> [Given problem]: Take the listing from its first line through the line that contains "const RED = '#d8221c', BLUE = '#3c55a5';" and please retype those lines exactly, leaving out the pictures.

----------

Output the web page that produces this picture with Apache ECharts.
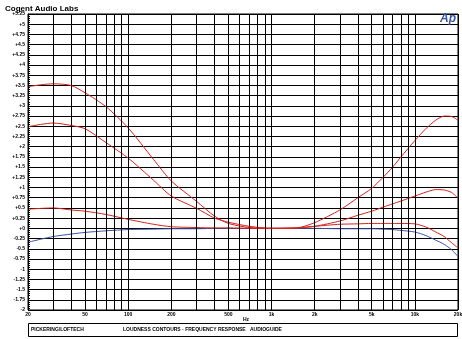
<!DOCTYPE html>
<html><head><meta charset="utf-8">
<script src="https://cdn.jsdelivr.net/npm/echarts@6/dist/echarts.min.js"></script>
<style>html,body{margin:0;padding:0;background:#fff}#c{width:462px;height:339px}</style>
</head><body><div id="c"></div>
<script>
// Frequencies (Hz)
const freqs = [20, 25, 30, 40, 50, 70, 100, 150, 200, 300, 400, 500, 700, 1000, 1500, 2000, 3000, 4000, 5000, 6000, 7000, 8000, 10000, 12000, 14000, 16000, 18000, 20000];
// Level (dBr A)
const curveTop    = [3.47, 3.52, 3.54, 3.50, 3.32, 2.98, 2.46, 1.69, 1.16, 0.66, 0.30, 0.12, 0.02, 0.00, 0.01, 0.14, 0.45, 0.75, 0.98, 1.25, 1.50, 1.75, 2.15, 2.45, 2.65, 2.75, 2.74, 2.65];
const curveMid    = [2.49, 2.55, 2.58, 2.52, 2.44, 2.10, 1.72, 1.18, 0.79, 0.49, 0.25, 0.15, 0.05, 0.00, 0.01, 0.05, 0.18, 0.32, 0.42, 0.52, 0.60, 0.67, 0.79, 0.89, 0.95, 0.94, 0.88, 0.74];
const curveLow    = [0.47, 0.49, 0.50, 0.45, 0.42, 0.34, 0.22, 0.10, 0.04, 0.02, 0.01, 0.01, 0.00, 0.00, 0.01, 0.05, 0.10, 0.11, 0.12, 0.12, 0.12, 0.12, 0.11, 0.03, -0.09, -0.20, -0.35, -0.48];
const curveFlat   = [-0.34, -0.26, -0.20, -0.14, -0.10, -0.06, -0.03, -0.02, -0.01, -0.01, 0.00, 0.00, 0.00, 0.00, 0.00, 0.00, -0.01, -0.01, -0.01, -0.02, -0.03, -0.05, -0.09, -0.18, -0.29, -0.39, -0.52, -0.69];
// Vertical grid lines and labelled ticks
const gridFreqs = [20, 30, 40, 50, 60, 70, 80, 90, 100, 200, 300, 400, 500, 600, 700, 800, 900, 1000, 2000, 3000, 4000, 5000, 6000, 7000, 8000, 9000, 10000, 20000];
const xTickLabels = {20: '20', 50: '50', 100: '100', 200: '200', 500: '500', 1000: '1k', 2000: '2k', 5000: '5k', 10000: '10k', 20000: '20k'};

const pairs = arr => freqs.map((f, i) => [f, arr[i]]);
const FONT = 'Liberation Sans';
const RED = '#d8221c', BLUE = '#3c55a5';

const markData = gridFreqs.map(f => ({
  xAxis: f,
  label: {show: xTickLabels[f] !== undefined, formatter: xTickLabels[f] || ''}
}));

const chart = echarts.init(document.getElementById('c'));
chart.setOption({
  animation: false,
  backgroundColor: '#fff',
  title: {text: 'Cogent Audio Labs', left: 0, top: 0,
    textStyle: {fontFamily: FONT, fontSize: 8, fontWeight: 'bold', color: '#000'}},
  grid: {left: 28, right: 4, top: 14, bottom: 29, show: true, borderColor: '#000', borderWidth: 1,
    containLabel: false, outerBoundsMode: 'none'},
  xAxis: {type: 'log', logBase: 10, min: 20, max: 20000,
    axisLine: {show: false}, axisTick: {show: false}, axisLabel: {show: false},
    splitLine: {show: false}, minorSplitLine: {show: false}},
  yAxis: {type: 'value', min: -2, max: 5.25, interval: 0.25,
    name: 'd B r  A', nameLocation: 'middle', nameGap: 22, nameRotate: 90,
    nameTextStyle: {fontFamily: FONT, fontSize: 5, fontWeight: 'bold', color: '#000'},
    axisLine: {show: true, lineStyle: {color: '#000'}},
    axisTick: {show: true, inside: true, length: 3, lineStyle: {color: '#000'}},
    minorTick: {show: true, splitNumber: 5, length: 2, lineStyle: {color: '#000'}},
    axisLabel: {fontFamily: FONT, fontSize: 5, fontWeight: 'bold', color: '#000', margin: 3,
      formatter: v => (v >= 0 ? '+' : '') + (Math.round(v * 100) / 100)},
    splitLine: {show: true, lineStyle: {color: '#000', width: 1}}},
  series: [
    {type: 'line', data: pairs(curveFlat), showSymbol: false, smooth: 0.25, z: 3,
      lineStyle: {color: BLUE, width: 1}, itemStyle: {color: BLUE}, clip: false,
      markLine: {silent: true, symbol: 'none', animation: false, precision: 0,
        lineStyle: {color: '#000', type: 'solid', width: 1},
        label: {position: 'start', distance: 2, fontFamily: FONT, fontSize: 5, fontWeight: 'bold', color: '#000'},
        data: markData}},
    {type: 'line', data: pairs(curveLow), showSymbol: false, smooth: 0.25, z: 4,
      lineStyle: {color: RED, width: 1}},
    {type: 'line', data: pairs(curveMid), showSymbol: false, smooth: 0.25, z: 4,
      lineStyle: {color: RED, width: 1}},
    {type: 'line', data: pairs(curveTop), showSymbol: false, smooth: 0.25, z: 4,
      lineStyle: {color: RED, width: 1}}
  ],
  graphic: [
    {type: 'text', left: 440, top: 13, z: 10, style: {text: 'Ap', fill: BLUE,
      font: 'italic bold 12px "Liberation Sans"'}},
    {type: 'text', left: 243, top: 317, style: {text: 'Hz', fill: '#000',
      font: 'bold 5px "Liberation Sans"'}},
    {type: 'rect', shape: {x: 28.5, y: 323.5, width: 429, height: 13},
      style: {fill: 'none', stroke: '#000', lineWidth: 1}},
    {type: 'text', left: 31, top: 327, style: {text: 'PICKERING/LOFTECH', fill: '#000',
      font: 'bold 5px "Liberation Sans"'}},
    {type: 'text', left: 123, top: 327, style: {text: 'LOUDNESS CONTOURS - FREQUENCY RESPONSE', fill: '#000',
      font: 'bold 5px "Liberation Sans"'}},
    {type: 'text', left: 250, top: 327, style: {text: 'AUDIOGUIDE', fill: '#000',
      font: 'bold 5px "Liberation Sans"'}}
  ]
});
</script></body></html>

----------

> [The output]:
Output the web page that produces this picture with Apache ECharts.
<!DOCTYPE html>
<html><head><meta charset="utf-8">
<script src="https://cdn.jsdelivr.net/npm/echarts@6/dist/echarts.min.js"></script>
<style>html,body{margin:0;padding:0;background:#fff}#c{width:462px;height:339px}</style>
</head><body><div id="c"></div>
<script>
// Frequencies (Hz)
const freqs = [20, 25, 30, 40, 50, 70, 100, 150, 200, 300, 400, 500, 700, 1000, 1500, 2000, 3000, 4000, 5000, 6000, 7000, 8000, 10000, 12000, 14000, 16000, 18000, 20000];
// Level (dBr A)
const curveTop    = [3.47, 3.52, 3.54, 3.50, 3.32, 2.98, 2.46, 1.69, 1.16, 0.66, 0.30, 0.12, 0.02, 0.00, 0.01, 0.14, 0.45, 0.75, 0.98, 1.25, 1.50, 1.75, 2.15, 2.45, 2.65, 2.75, 2.74, 2.65];
const curveMid    = [2.49, 2.55, 2.58, 2.52, 2.44, 2.10, 1.72, 1.18, 0.79, 0.49, 0.25, 0.15, 0.05, 0.00, 0.01, 0.05, 0.18, 0.32, 0.42, 0.52, 0.60, 0.67, 0.79, 0.89, 0.95, 0.94, 0.88, 0.74];
const curveLow    = [0.47, 0.49, 0.50, 0.45, 0.42, 0.34, 0.22, 0.10, 0.04, 0.02, 0.01, 0.01, 0.00, 0.00, 0.01, 0.05, 0.10, 0.11, 0.12, 0.12, 0.12, 0.12, 0.11, 0.03, -0.09, -0.20, -0.35, -0.48];
const curveFlat   = [-0.34, -0.26, -0.20, -0.14, -0.10, -0.06, -0.03, -0.02, -0.01, -0.01, 0.00, 0.00, 0.00, 0.00, 0.00, 0.00, -0.01, -0.01, -0.01, -0.02, -0.03, -0.05, -0.09, -0.18, -0.29, -0.39, -0.52, -0.69];
// Vertical grid lines and labelled ticks
const gridFreqs = [20, 30, 40, 50, 60, 70, 80, 90, 100, 200, 300, 400, 500, 600, 700, 800, 900, 1000, 2000, 3000, 4000, 5000, 6000, 7000, 8000, 9000, 10000, 20000];
const xTickLabels = {20: '20', 50: '50', 100: '100', 200: '200', 500: '500', 1000: '1k', 2000: '2k', 5000: '5k', 10000: '10k', 20000: '20k'};

const pairs = arr => freqs.map((f, i) => [f, arr[i]]);
const FONT = 'Liberation Sans';
const RED = '#d8221c', BLUE = '#3c55a5';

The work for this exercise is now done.